Transcribe the records below exactly as they appear, omitting any pictures.

- Provided information -
________________

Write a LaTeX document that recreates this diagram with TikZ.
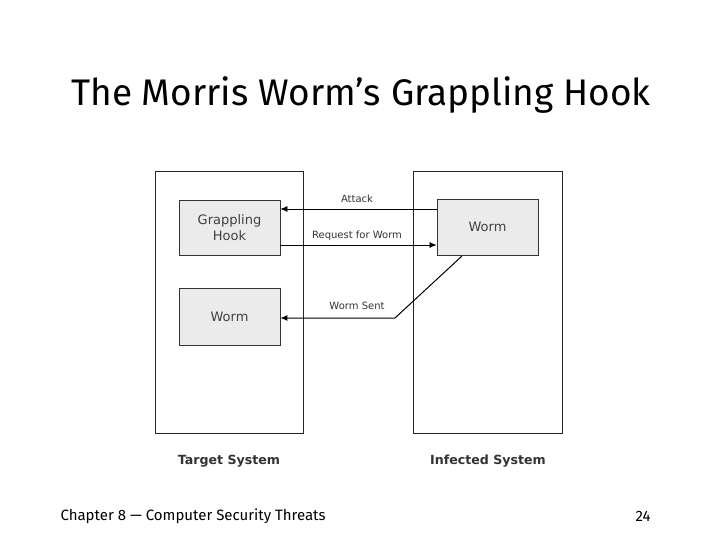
\documentclass[tikz,border=0pt]{standalone}
\usepackage{fontspec}
\setmainfont{DejaVu Sans}
\newfontfamily\titlefont{Fira Sans}
\usetikzlibrary{arrows.meta}
\begin{document}
\begin{tikzpicture}[x=1pt,y=-1pt,
  outer/.style={draw=black!85,line width=0.8pt},
  inner/.style={draw=black!80,fill=black!8,line width=0.8pt,align=center,font=\fontsize{13}{16}\selectfont\color{black!75}},
  lab/.style={font=\fontsize{10}{12}\selectfont\color{black!80}},
  arr/.style={line width=0.7pt,-{Latex[length=7pt,width=6pt]}},
  sys/.style={font=\bfseries\fontsize{12.6}{15}\selectfont\color{black!80}}]
\useasboundingbox (0,0) rectangle (720,540);
\node[font=\titlefont\fontsize{37}{44}\selectfont] (title) at (361,95) {The Morris Worm’s Grappling Hook};
\draw[outer] (155,171) rectangle (303,433);
\draw[outer] (413,171) rectangle (562,433);
\node[inner,minimum width=101pt,minimum height=55pt] (gh) at (229.5,227.5) {Grappling\\Hook};
\node[inner,minimum width=101pt,minimum height=57pt] (w1) at (229.5,316.5) {Worm};
\node[inner,minimum width=101pt,minimum height=56pt] (w2) at (487.5,227) {Worm};
\draw[arr] (w2.west|-0,209) -- (gh.east|-0,209);
\draw[arr] (gh.east|-0,245) -- (w2.west|-0,245);
\coordinate (bend) at (395,318);
\coordinate (start) at (462,256);
\draw[arr,line width=1pt] (start) -- (bend) -- (w1.east|-bend);
\node[lab] (l1) at (357,199) {Attack};
\node[lab] (l2) at (357,236) {Request for Worm};
\node[lab] (l3) at (357,306) {Worm Sent};
\node[sys] (ts) at (229,461) {Target System};
\node[sys] (is) at (488,461) {Infected System};
\node[font=\titlefont\fontsize{15}{18}\selectfont,anchor=west] (ft) at (57,516) {Chapter 8 — Computer Security Threats};
\node[font=\titlefont\fontsize{15}{18}\selectfont] (pg) at (643,516) {24};
\end{tikzpicture}
\end{document}
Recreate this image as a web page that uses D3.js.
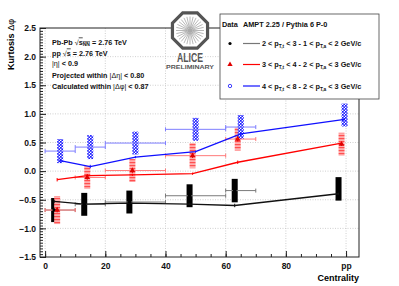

________________

- Correct response -
Write a LaTeX document that recreates this diagram with TikZ.
\documentclass[tikz,border=0pt]{standalone}
\usepackage{fontspec}
\setmainfont{DejaVu Sans}
\newfontfamily\titlefont{Fira Sans}
\usetikzlibrary{arrows.meta}
\begin{document}
\begin{tikzpicture}[x=1pt,y=-1pt,
  outer/.style={draw=black!85,line width=0.8pt},
  inner/.style={draw=black!80,fill=black!8,line width=0.8pt,align=center,font=\fontsize{13}{16}\selectfont\color{black!75}},
  lab/.style={font=\fontsize{10}{12}\selectfont\color{black!80}},
  arr/.style={line width=0.7pt,-{Latex[length=7pt,width=6pt]}},
  sys/.style={font=\bfseries\fontsize{12.6}{15}\selectfont\color{black!80}}]
\useasboundingbox (0,0) rectangle (720,540);
\node[font=\titlefont\fontsize{37}{44}\selectfont] (title) at (361,95) {The Morris Worm’s Grappling Hook};
\draw[outer] (155,171) rectangle (303,433);
\draw[outer] (413,171) rectangle (562,433);
\node[inner,minimum width=101pt,minimum height=55pt] (gh) at (229.5,227.5) {Grappling\\Hook};
\node[inner,minimum width=101pt,minimum height=57pt] (w1) at (229.5,316.5) {Worm};
\node[inner,minimum width=101pt,minimum height=56pt] (w2) at (487.5,227) {Worm};
\draw[arr] (w2.west|-0,209) -- (gh.east|-0,209);
\draw[arr] (gh.east|-0,245) -- (w2.west|-0,245);
\coordinate (bend) at (395,318);
\coordinate (start) at (462,256);
\draw[arr,line width=1pt] (start) -- (bend) -- (w1.east|-bend);
\node[lab] (l1) at (357,199) {Attack};
\node[lab] (l2) at (357,236) {Request for Worm};
\node[lab] (l3) at (357,306) {Worm Sent};
\node[sys] (ts) at (229,461) {Target System};
\node[sys] (is) at (488,461) {Infected System};
\node[font=\titlefont\fontsize{15}{18}\selectfont,anchor=west] (ft) at (57,516) {Chapter 8 — Computer Security Threats};
\node[font=\titlefont\fontsize{15}{18}\selectfont] (pg) at (643,516) {24};
\end{tikzpicture}
\end{document}
Recreate this image as a web page that uses D3.js.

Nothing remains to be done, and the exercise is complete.